Global Crime Rings Exploit Meta Platforms, Triggering Bank-Fraud Spike
May 16, 2025
Criminals are “flooding” Facebook and Instagram with bogus ads and marketplace listings, fueling what The Wall Street Journal calls an “epidemic of scams” that is ensnaring U.S. consumers and global regulators alike.
The Journal reports that Meta Platforms’ social networks have become a primary staging ground for fraud rings operating from China, Sri Lanka, Vietnam and the Philippines. Internal Meta documents reviewed by the newspaper show that 70 percent of newly active advertisers in 2022 were pushing scams, illicit goods or low-quality products. Banks are feeling the strain: nearly half of all scams reported on the peer-to-peer Zelle network at J.P. Morgan Chase between mid-2023 and mid-2024 originated on Meta properties, according to sources cited by the Journal. British and Australian regulators have logged comparable patterns.

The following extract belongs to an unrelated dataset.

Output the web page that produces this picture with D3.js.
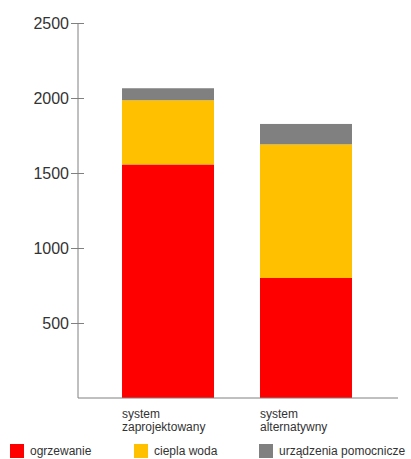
<!DOCTYPE html>
<html><head><meta charset="utf-8">
<script src="https://cdn.jsdelivr.net/npm/d3@7"></script>
<style>body{margin:0;background:#fff}svg{display:block}text{font-family:"Liberation Sans",Arial,sans-serif}</style>
</head><body><svg id="c" width="411" height="459"></svg>
<script>
const categories = [["system","zaprojektowany"],["system","alternatywny"]];
const seriesNames = ["ogrzewanie","ciepla woda","urządzenia pomocnicze"];
const ogrzewanie = [1557, 800];
const cieplaWoda = [428, 891];
const urzadzenia = [80, 136];
const colors = ["#ff0000","#ffc000","#808080"];
const yTicks = [500,1000,1500,2000,2500];

const svg = d3.select("#c");
const y = d3.scaleLinear().domain([0,2500]).range([398,23]);
const x = d3.scaleBand().domain([0,1]).range([78,396]).paddingInner(1/3).paddingOuter(0.319);

const rows = categories.map((c,i)=>({i, s0:ogrzewanie[i], s1:cieplaWoda[i], s2:urzadzenia[i]}));
const stack = d3.stack().keys(["s0","s1","s2"])(rows);

stack.forEach((layer,k)=>{
  svg.append("g").selectAll("rect").data(layer).join("rect")
    .attr("x",d=>x(d.data.i)).attr("width",x.bandwidth())
    .attr("y",d=>y(d[1])).attr("height",d=>y(d[0])-y(d[1]))
    .attr("fill",colors[k]);
});

const ax = svg.append("g").attr("transform","translate(78,0)")
  .call(d3.axisLeft(y).tickValues(yTicks).tickFormat(d3.format("d")).tickSize(7).tickPadding(2));
ax.select(".domain").remove();
ax.selectAll(".tick line").attr("x2",6).attr("x1",-7).attr("stroke","#808080");
ax.selectAll(".tick text").attr("font-size",16).attr("fill","#333").attr("font-family","Liberation Sans, Arial, sans-serif");
svg.append("line").attr("x1",78).attr("x2",78).attr("y1",y(2500)).attr("y2",398).attr("stroke","#808080");
svg.append("line").attr("x1",78).attr("x2",398).attr("y1",398).attr("y2",398).attr("stroke","#808080");

categories.forEach((c,i)=>{
  const t = svg.append("text").attr("x",x(i)).attr("y",418).attr("font-size",12).attr("fill","#333");
  c.forEach((line,j)=>t.append("tspan").attr("x",x(i)).attr("dy",j?13:0).text(line));
});

const legX = [10,134,259];
seriesNames.forEach((n,k)=>{
  svg.append("rect").attr("x",legX[k]).attr("y",444).attr("width",14).attr("height",14).attr("fill",colors[k]);
  svg.append("text").attr("x",legX[k]+20).attr("y",455).attr("font-size",12).attr("fill","#333").text(n);
});
</script></body></html>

Victims range from bargain hunters lured by $29 pallets of power tools to pet lovers paying “breeders” who never deliver. Atlanta liquidator Edgar Guzman told the Journal that more than 4,400 fraudulent ads have used photos of his warehouse, dwarfing the 15 legitimate ads he actually placed. Meanwhile, Meta’s internal strike system allows repeat offenders to rack up eight to 32 fraud violations before an account is banned, and fewer when employees personally intervene. Marketplace, now the internet’s most-visited classified site, has surpassed Craigslist in traffic — and, critics say, in scam potential.
“As this scam activity has become more persistent and sophisticated, so have our efforts,” a Meta spokesman told the Journal, noting that the company removed more than two million fraud-linked accounts last year and is testing facial recognition and warning labels while partnering with banks and technology firms.
The Journal notes, however, that Meta argued in a 2023 legal filing that it owes users no duty to police third-party fraud, pointing to the safe-harbor protections of Section 230. That stance has drawn criticism from former prosecutors who say the social-media giant is uniquely positioned to curb a scam industry that traffics workers and siphons hundreds of millions of dollars from consumers.
PYMNTS has chronicled the same trend. Recent coverage highlighted how AI-generated deepfakes and “pig-butchering” romance scams have migrated from fringe chat apps to mainstream platforms, while analytics firm Featurespace told PYMNTS that fraud defenses must now blend behavioral biometrics with consortium data to spot cross-channel mule activity in real time. As Meta tightens its ad rules, payments executives and fraud specialists will watch closely to see whether those measures meaningfully blunt a scam wave that is reshaping consumer trust across the digital economy.